Characterizing the multipartite continuous-variable entanglement structure from squeezing coefficients and the Fisher information

TL;DR

This paper uses quantum metrology techniques to analyze the entanglement structure of multimode continuous-variable states, providing insights into their robustness and separability across various partitions.

Contribution

It introduces a method to microscopically characterize multipartite entanglement in continuous-variable systems using squeezing coefficients and Fisher information.

Findings

Demonstrates the effectiveness of metrological sensitivity in detecting entanglement.

Provides bounds for separability in different partitions of Gaussian states.

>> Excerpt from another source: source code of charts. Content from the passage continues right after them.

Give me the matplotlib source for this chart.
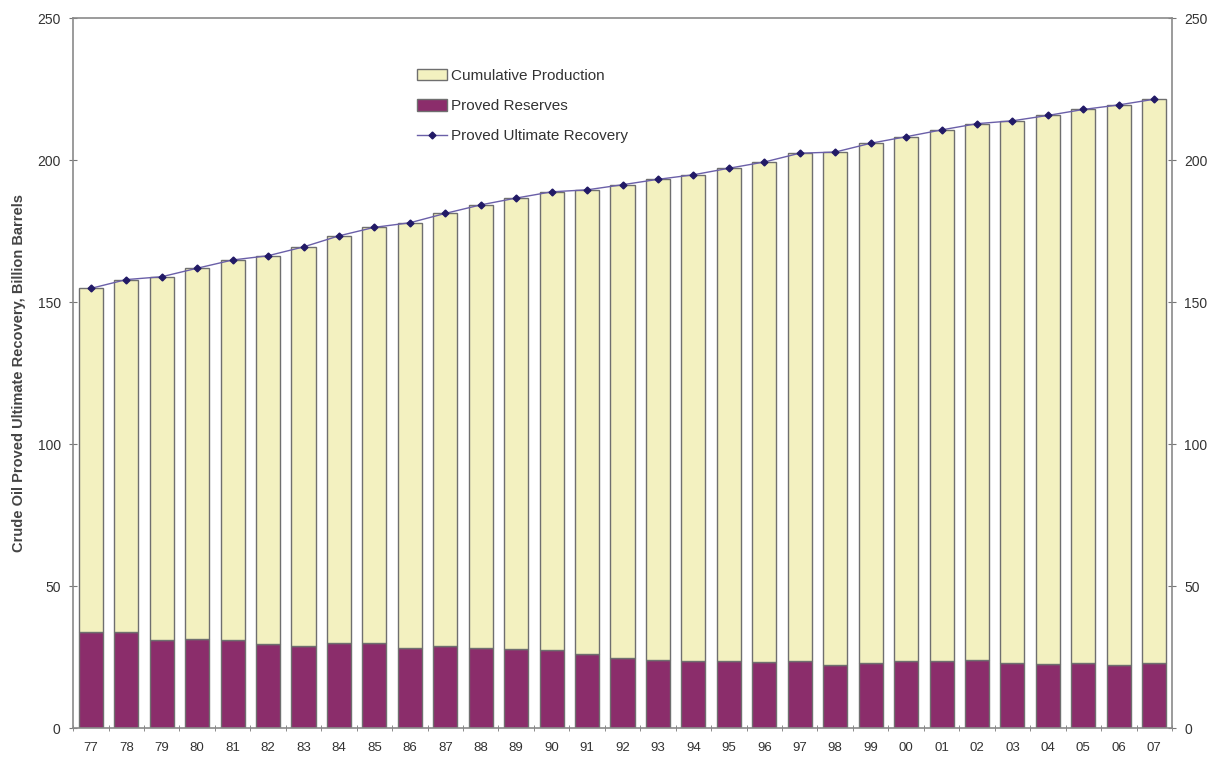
import numpy as np
import matplotlib
matplotlib.use('Agg')
import matplotlib.pyplot as plt

plt.rcParams['font.family'] = ['Liberation Sans', 'DejaVu Sans']

years = ['77', '78', '79', '80', '81', '82', '83', '84', '85', '86', '87', '88', '89', '90', '91',
         '92', '93', '94', '95', '96', '97', '98', '99', '00', '01', '02', '03', '04', '05', '06', '07']

# proved reserves (billion barrels)
reserves = [33.9, 33.9, 31.0, 31.4, 31.1, 29.5, 29.0, 30.0, 30.0, 28.3, 28.8, 28.3, 27.8, 27.3, 25.9,
            24.8, 24.1, 23.6, 23.6, 23.2, 23.7, 22.2, 22.9, 23.5, 23.5, 24.0, 22.9, 22.4, 22.9, 22.1, 22.9]

# proved ultimate recovery = reserves + cumulative production
ultimate = [154.8, 157.9, 158.9, 161.9, 164.8, 166.3, 169.4, 173.3, 176.3, 177.9, 181.2, 184.2, 186.6, 188.8, 189.5,
            191.3, 193.2, 194.8, 197.1, 199.3, 202.4, 202.8, 205.9, 208.2, 210.6, 212.8, 213.8, 215.7, 217.8, 219.4, 221.4]

cumulative = [u - r for u, r in zip(ultimate, reserves)]

x = np.arange(len(years))

fig = plt.figure(figsize=(12.19, 7.57), dpi=100)
ax = fig.add_axes([0.06, 0.0383, 0.9014, 0.9379])

edge = '#6f6f6f'
b_res = ax.bar(x, reserves, width=0.68, color='#8b2d6b', edgecolor=edge, linewidth=1.0, zorder=2)
b_cum = ax.bar(x, cumulative, width=0.68, bottom=reserves, color='#f3f1c0', edgecolor=edge, linewidth=1.0,
               zorder=2)
ln, = ax.plot(x, ultimate, color='#6a5fa8', linewidth=1.0, marker='D', markersize=3.5,
              markerfacecolor='#221a66', markeredgecolor='#221a66', zorder=3)

ax.set_xlim(-0.5, len(years) - 0.5)
ax.set_ylim(0, 250)
ax.set_yticks(np.arange(0, 251, 50))
ax.set_xticks(x)
ax.set_xticklabels(years)
ax.set_xticks(np.arange(-0.5, len(years), 1), minor=True)
ax.tick_params(axis='x', which='major', length=0, pad=10, labelsize=9.5, colors='#333333')
ax.tick_params(axis='x', which='minor', length=5, direction='inout', color='#777777')
ax.tick_params(axis='y', length=6, direction='inout', color='#777777', labelsize=10, labelcolor='#333333',
               right=True, labelright=True, left=True, labelleft=True, pad=6)

for s in ax.spines.values():
    s.set_color('#8a8a8a')
    s.set_linewidth(1.2)

ax.set_ylabel('Crude Oil Proved Ultimate Recovery, Billion Barrels', fontsize=10.5, fontweight='bold',
              color='#444444', labelpad=8)

ax.legend([b_cum, b_res, ln], ['Cumulative Production', 'Proved Reserves', 'Proved Ultimate Recovery'],
          loc='upper left', bbox_to_anchor=(0.3, 0.948), frameon=False, fontsize=11, labelspacing=1.05,
          handlelength=2.0, handleheight=0.8, handletextpad=0.25, labelcolor='#333333')

plt.savefig('out.png', dpi=100)
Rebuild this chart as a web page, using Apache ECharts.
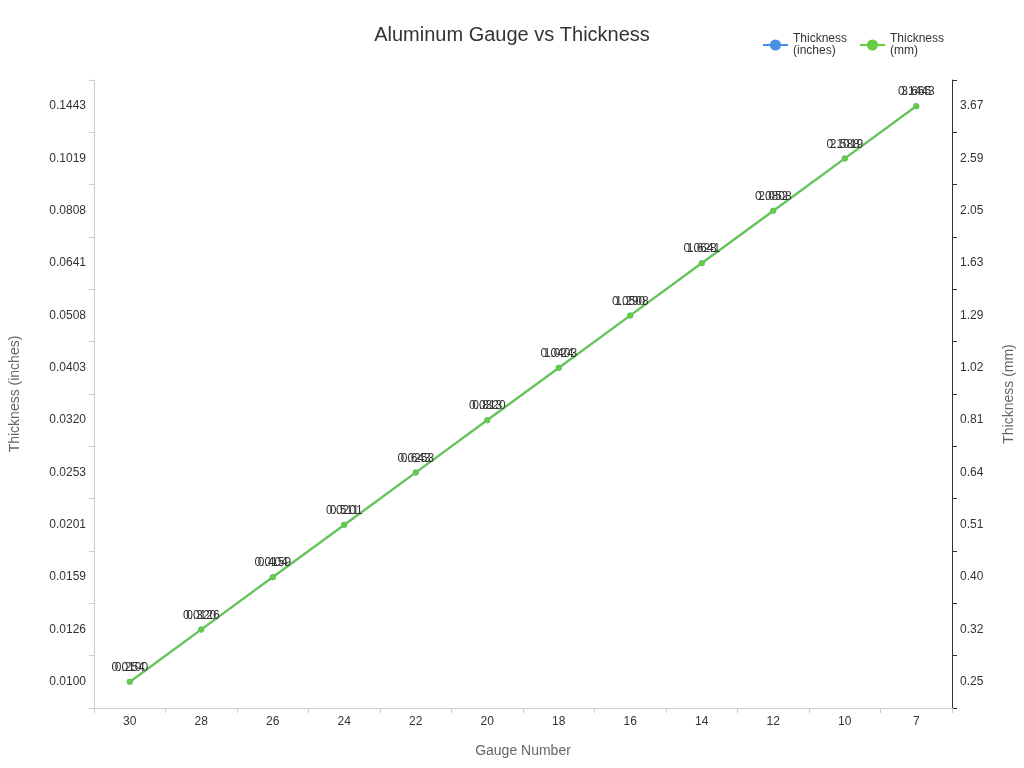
<!DOCTYPE html>
<html>
<head>
<meta charset="utf-8">
<script src="https://cdn.jsdelivr.net/npm/echarts@6/dist/echarts.min.js"></script>
<style>html,body{margin:0;padding:0;}#chart{width:1024px;height:768px;}</style>
</head>
<body>
<div id="chart"></div>
<script>
const gauges = ['30', '28', '26', '24', '22', '20', '18', '16', '14', '12', '10', '7'];
const inches = ['0.0100', '0.0126', '0.0159', '0.0201', '0.0253', '0.0320', '0.0403', '0.0508', '0.0641', '0.0808', '0.1019', '0.1443'];
const mm = ['0.254', '0.320', '0.404', '0.511', '0.643', '0.813', '1.024', '1.290', '1.628', '2.052', '2.588', '3.665'];
const mmTicks = ['0.25', '0.32', '0.40', '0.51', '0.64', '0.81', '1.02', '1.29', '1.63', '2.05', '2.59', '3.67'];

var myChart = echarts.init(document.getElementById('chart'));
var option = {
  title: {
    text: 'Aluminum Gauge vs Thickness',
    left: 'center',
    top: 20,
    textStyle: { fontSize: 20, fontWeight: 'normal', color: '#333' }
  },
  legend: {
    right: 75,
    top: 28,
    itemGap: 12,
    textStyle: { fontSize: 12, color: '#333' },
    data: ['Thickness\n(inches)', 'Thickness\n(mm)']
  },
  grid: { left: 88, right: 72, top: 80, bottom: 60 },
  xAxis: {
    type: 'category',
    data: gauges,
    name: 'Gauge Number',
    nameLocation: 'middle',
    nameGap: 36,
    nameTextStyle: { fontSize: 14, color: '#666' },
    axisLine: { lineStyle: { color: '#ccc' } },
    axisTick: { show: true, lineStyle: { color: '#ccc' } },
    axisLabel: { color: '#333' }
  },
  yAxis: [
    {
      type: 'category',
      data: inches,
      name: 'Thickness (inches)',
      nameLocation: 'middle',
      nameGap: 72,
      nameTextStyle: { fontSize: 14, color: '#666' },
      axisLine: { show: true, lineStyle: { color: '#ccc' } },
      axisTick: { show: true, lineStyle: { color: '#ccc' } },
      axisLabel: { color: '#333' },
      splitLine: { show: false }
    },
    {
      type: 'category',
      data: mmTicks,
      name: 'Thickness (mm)',
      nameLocation: 'middle',
      nameGap: 50,
      nameTextStyle: { fontSize: 14, color: '#666' },
      axisLine: { show: true, lineStyle: { color: '#333' } },
      axisTick: { show: true, lineStyle: { color: '#333' } },
      axisLabel: { color: '#333' },
      splitLine: { show: false }
    }
  ],
  series: [
    {
      name: 'Thickness\n(inches)',
      type: 'line',
      yAxisIndex: 0,
      data: inches.map((v, i) => [gauges[i], v]),
      color: '#4a90e2',
      symbol: 'circle',
      symbolSize: 6,
      lineStyle: { width: 2 },
      label: { show: true, position: 'top', color: '#333', formatter: p => inches[p.dataIndex] }
    },
    {
      name: 'Thickness\n(mm)',
      type: 'line',
      yAxisIndex: 1,
      data: mmTicks.map((v, i) => [gauges[i], v]),
      color: '#67cc45',
      symbol: 'circle',
      symbolSize: 6,
      lineStyle: { width: 2 },
      label: { show: true, position: 'top', color: '#333', formatter: p => mm[p.dataIndex] }
    }
  ]
};
myChart.setOption(option);
window.addEventListener('resize', myChart.resize);
</script>
</body>
</html>
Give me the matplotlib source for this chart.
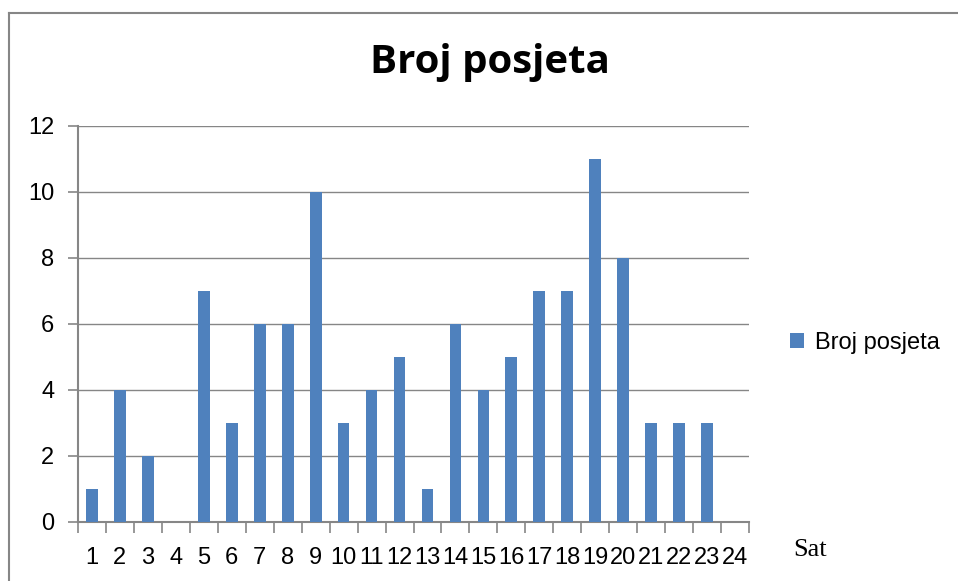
import numpy as np
import matplotlib
matplotlib.use("Agg")
import matplotlib.pyplot as plt
from matplotlib.lines import Line2D

# ── data ──────────────────────────────────────────────────────────────────────
sati = [str(h) for h in range(1, 25)]
posjete = [1, 4, 2, 0, 7, 3, 6, 6, 10, 3, 4, 5, 1, 6, 4, 5, 7, 7, 11, 8, 3, 3, 3, 0]
y_ticks = [0, 2, 4, 6, 8, 10, 12]

BAR = "#4F81BD"
GREY = "#868686"

fig = plt.figure(figsize=(9.58, 5.81), dpi=100)
ax = fig.add_axes([78 / 958, 1 - 522 / 581, (749 - 78) / 958, (522 - 126) / 581])

x = np.arange(len(sati))
ax.bar(x, posjete, width=0.42, color=BAR, zorder=3, label="Broj posjeta")

ax.set_xlim(-0.5, len(sati) - 0.5)
ax.set_ylim(0, 12)
ax.set_yticks(y_ticks)
ax.set_yticklabels([str(v) for v in y_ticks], fontsize=17, family="Liberation Sans")
ax.yaxis.grid(True, color=GREY, linewidth=1, zorder=0)

# kategorije: oznake u sredini, crtice na granicama
ax.set_xticks(x)
ax.set_xticklabels(sati, fontsize=17, family="Liberation Sans")
ax.set_xticks(np.arange(-0.5, len(sati)), minor=True)
ax.tick_params(axis="x", which="major", length=0, pad=18)
ax.tick_params(axis="x", which="minor", length=8, color=GREY, width=1.2)
ax.tick_params(axis="y", length=7, color=GREY, width=1.2, pad=10)

for s in ("top", "right"):
    ax.spines[s].set_visible(False)
for s in ("left", "bottom"):
    ax.spines[s].set_color(GREY)
    ax.spines[s].set_linewidth(1.5)

fig.text(490 / 958, 1 - 63 / 581, "Broj posjeta", ha="center", va="center",
         fontsize=29, fontweight="bold", family="Open Sans")
fig.text(810 / 958, 1 - 550 / 581, "Sat", ha="center", va="center",
         fontsize=19, family="Liberation Serif")

fig.legend(*ax.get_legend_handles_labels(), loc="center left",
           bbox_to_anchor=(790 / 958, 1 - 343 / 581), frameon=False,
           prop={"family": "Liberation Sans", "size": 17},
           handlelength=0.6, handleheight=0.6, handletextpad=0.45,
           borderaxespad=0, borderpad=0)

# okvir grafikona
fig.add_artist(Line2D([9 / 958, 9 / 958], [0, 1 - 13 / 581],
                      transform=fig.transFigure, color=GREY, linewidth=1.5))
fig.add_artist(Line2D([9 / 958, 1], [1 - 13 / 581, 1 - 13 / 581],
                      transform=fig.transFigure, color=GREY, linewidth=1.5))

fig.savefig("out.png", dpi=100)
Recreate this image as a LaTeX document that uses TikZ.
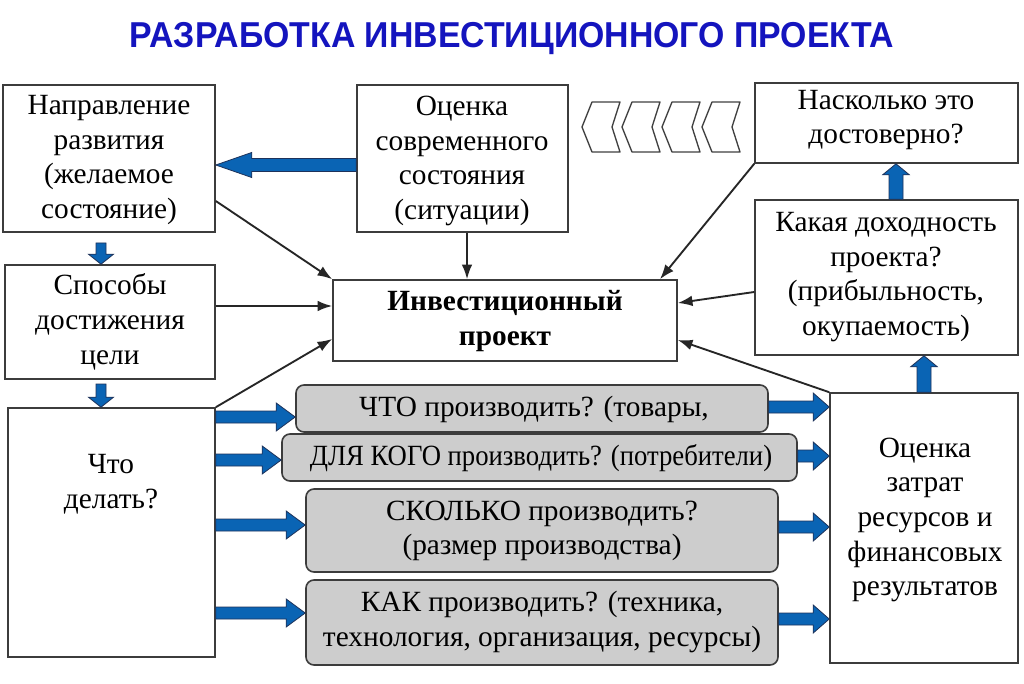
\documentclass[tikz,border=0pt]{standalone}
\usepackage{fontspec}
\setmainfont{Liberation Serif}
\newfontfamily\titlefont{Liberation Sans}[FakeStretch=0.94]
\usetikzlibrary{arrows.meta,calc,fit}
\definecolor{titleblue}{RGB}{20,20,190}
\definecolor{arrblue}{RGB}{10,100,180}
\definecolor{arrline}{RGB}{30,50,90}
\definecolor{boxline}{RGB}{60,60,60}
\definecolor{grayfill}{RGB}{205,205,205}
\tikzset{
  txt/.style={align=center, inner sep=0pt, font=\fontsize{22}{26}\selectfont},
  box/.style={draw=boxline, line width=1.2pt, fill=white, inner sep=0pt},
  graybox/.style={box, fill=grayfill, rounded corners=6pt},
  thinarrow/.style={draw=black!85, line width=1.4pt, -{Latex[length=11pt,width=8pt]}},
  fat/.style={fill=arrblue, draw=arrline, line width=0.6pt},
  chev/.style={draw=black!75, line width=1pt, fill=white, line join=round},
}
% start, end, shaft half, head length, head half
\newcommand\fatarrow[5]{%
  \coordinate (fs) at (#1);
  \coordinate (fe) at (#2);
  \coordinate (fh) at ($(fe)!#4!(fs)$);
  \path[fat] ($(fs)!#3!90:(fe)$) -- ($(fh)!#3!90:(fe)$) -- ($(fh)!#5!90:(fe)$) -- (fe)
    -- ($(fh)!#5!-90:(fe)$) -- ($(fh)!#3!-90:(fe)$) -- ($(fs)!#3!-90:(fe)$) -- cycle;}
\newcommand\arrLeft[2]{\fatarrow{#1}{#2}{4.9pt}{27pt}{9.4pt}}
\newcommand\arrA[2]{\fatarrow{#1}{#2}{4.5pt}{14.25pt}{10.5pt}}
\newcommand\arrB[2]{\fatarrow{#1}{#2}{4.5pt}{12pt}{10.5pt}}
\newcommand\arrUp[2]{\fatarrow{#1}{#2}{5.25pt}{8.25pt}{10pt}}
\newcommand\arrDown[2]{\fatarrow{#1}{#2}{3.75pt}{7.5pt}{9.4pt}}
\begin{document}
\begin{tikzpicture}[x=0.75pt,y=-0.75pt]
\useasboundingbox (0,0) rectangle (1024,684);
\fill[white] (0,0) rectangle (1024,684);

\node[font=\titlefont\bfseries\fontsize{27}{30}\selectfont, text=titleblue, anchor=base, inner sep=0pt] (title) at (512,48) {РАЗРАБОТКА ИНВЕСТИЦИОННОГО ПРОЕКТА};

% boxes
\node[box, fit={(3,85) (215,232)}] (b1) {};
\node[txt] (b1t) at (109,160) {Направление\\развития\\(желаемое\\состояние)};
\node[box, fit={(357,85) (568,232)}] (b2) {};
\node[txt] (b2t) at (462,161) {Оценка\\современного\\состояния\\(ситуации)};
\node[box, fit={(755,83) (1018,163)}] (b3) {};
\node[txt] (b3t) at (886,120) {Насколько это\\достоверно?};
\node[box, fit={(755,200) (1018,355)}] (b4) {};
\node[txt] (b4t) at (886,277) {Какая доходность\\проекта?\\(прибыльность,\\окупаемость)};
\node[box, fit={(5,265) (215,379)}] (sp) {};
\node[txt] (spt) at (110,322) {Способы\\достижения\\цели};
\node[box, fit={(333,280) (677,361)}] (ip) {};
\node[txt, font=\fontsize{22}{26}\selectfont\bfseries] (ipt) at (505,321) {Инвестиционный\\проект};
\node[box, fit={(8,408) (215,657)}] (cd) {};
\node[txt] (cdt) at (111,484) {Что\\делать?};
\node[box, fit={(830,393) (1018,663)}] (rb) {};
\node[txt] (rbt) at (925,520) {Оценка\\затрат\\ресурсов и\\финансовых\\результатов};

\node[graybox, fit={(296,385) (768,432)}] (g1) {};
\node[txt] (g1t) at (534,409) {ЧТО производить? (товары,};
\node[graybox, fit={(282,434) (797,481)}] (g2) {};
\node[txt] (g2t) at (541,458) {\scalebox{0.91}[1]{ДЛЯ КОГО производить? (потребители)}};
\node[graybox, fit={(306,489) (778,572)}] (g3) {};
\node[txt] (g3t) at (542,531) {СКОЛЬКО производить?\\(размер производства)};
\node[graybox, fit={(306,580) (778,665)}] (g4) {};
\node[txt] (g4t) at (542,622) {КАК производить? (техника,\\технология, организация, ресурсы)};

% chevrons
\foreach \t in {582,622,662,702}{
  \draw[chev] (\t,127) -- (\t+10,102) -- (\t+38,102) -- (\t+30,127) -- (\t+38,152) -- (\t+10,152) -- cycle;
}

% thin connectors
\draw[thinarrow] (b1.east |- 0,201) -- (ip.north west);
\draw[thinarrow] (sp.east |- 0,306) -- (ip.west |- 0,306);
\draw[thinarrow] (cd.north east) -- (ip.west |- 0,339);
\draw[thinarrow] (b2.south -| 467,0) -- (ip.north -| 467,0);
\draw[thinarrow] (b3.south west) -- (ip.north -| 660,0);
\draw[thinarrow] (b4.west |- 0,292) -- (ip.east |- 0,303);
\draw[thinarrow] (rb.north west) -- (ip.east |- 0,340);

% fat arrows
\arrLeft{b2.west |- 0,165}{b1.east |- 0,165}
\coordinate (d1) at (101,243);
\arrDown{d1}{sp.north -| d1}
\coordinate (d2) at (101,384);
\arrDown{d2}{cd.north -| d2}
\arrUp{b4.north -| 896,0}{b3.south -| 896,0}
\arrUp{rb.north -| 924,0}{b4.south -| 924,0}

\arrA{cd.east |- 0,417}{g1.west |- 0,417}
\arrA{cd.east |- 0,460}{g2.west |- 0,460}
\arrA{cd.east |- 0,525}{g3.west |- 0,525}
\arrA{cd.east |- 0,613}{g4.west |- 0,613}

\arrB{g1.east |- 0,407}{rb.west |- 0,407}
\arrB{g2.east |- 0,456}{rb.west |- 0,456}
\arrB{g3.east |- 0,527}{rb.west |- 0,527}
\arrB{g4.east |- 0,619}{rb.west |- 0,619}
\end{tikzpicture}
\end{document}
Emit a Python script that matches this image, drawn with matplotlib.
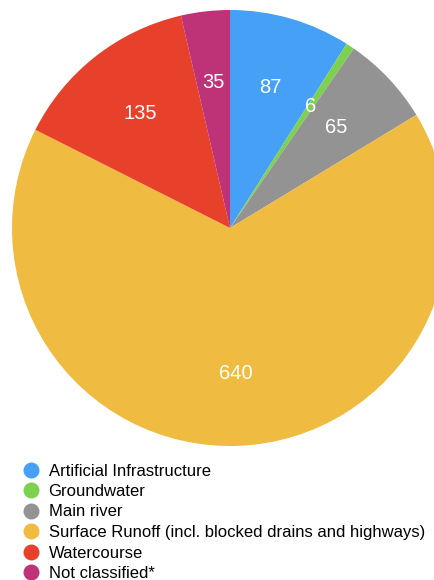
import matplotlib.pyplot as plt
from matplotlib.lines import Line2D

plt.rcParams['font.family'] = ['Liberation Sans', 'DejaVu Sans']

# Data
categories = ["Artificial Infrastructure", "Groundwater", "Main river",
              "Surface Runoff (incl. blocked drains and highways)",
              "Watercourse", "Not classified*"]
values = [87, 6, 65, 640, 135, 35]
colors = ["#45a0f6", "#7ed14f", "#939393", "#efbb40", "#e8412b", "#be3277"]

fig = plt.figure(figsize=(4.35, 5.8), dpi=100)
# big pie, runs past the right edge like the original
ax = fig.add_axes([12 / 435, (580 - 446) / 580, 436 / 435, 436 / 580])
wedges, texts = ax.pie(values, colors=colors, startangle=90, counterclock=False,
                       labels=[str(v) for v in values], labeldistance=0.67,
                       radius=1, wedgeprops=dict(linewidth=0))
for t in texts:
    t.set_color("white")
    t.set_fontsize(14.5)
    t.set_ha("center")
    t.set_va("center")
ax.set_xlim(-1, 1)
ax.set_ylim(-1, 1)
ax.axis("off")

handles = [Line2D([], [], marker="o", linestyle="none", markersize=11.5,
                  markerfacecolor=c, markeredgecolor="none") for c in colors]
fig.legend(handles, categories, loc="upper left", bbox_to_anchor=(22.7 / 435, 1 - 463.5 / 580),
           frameon=False, fontsize=12, handlelength=1.0, handletextpad=0.55,
           labelspacing=0.33, borderpad=0, borderaxespad=0)

fig.savefig("out.png", dpi=100)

Shows robustness of cluster-state entanglement under photon losses.

Abstract

Understanding the distribution of quantum entanglement over many parties is a fundamental challenge of quantum physics and is of practical relevance for several applications in the field of quantum information. Here we use methods from quantum metrology to microscopically characterize the entanglement structure of multimode continuous-variable states in all possible multi-partitions and in all reduced distributions. From experimentally measured covariance matrices of Gaussian states with 2, 3, and 4 photonic modes with controllable losses, we extract the metrological sensitivity as well as an upper separability bound for each partition. An entanglement witness is constructed by comparing the two quantities. Our analysis demonstrates the usefulness of these methods for continuous-variable systems and provides a detailed geometric understanding of the robustness of cluster-state entanglement under photon losses.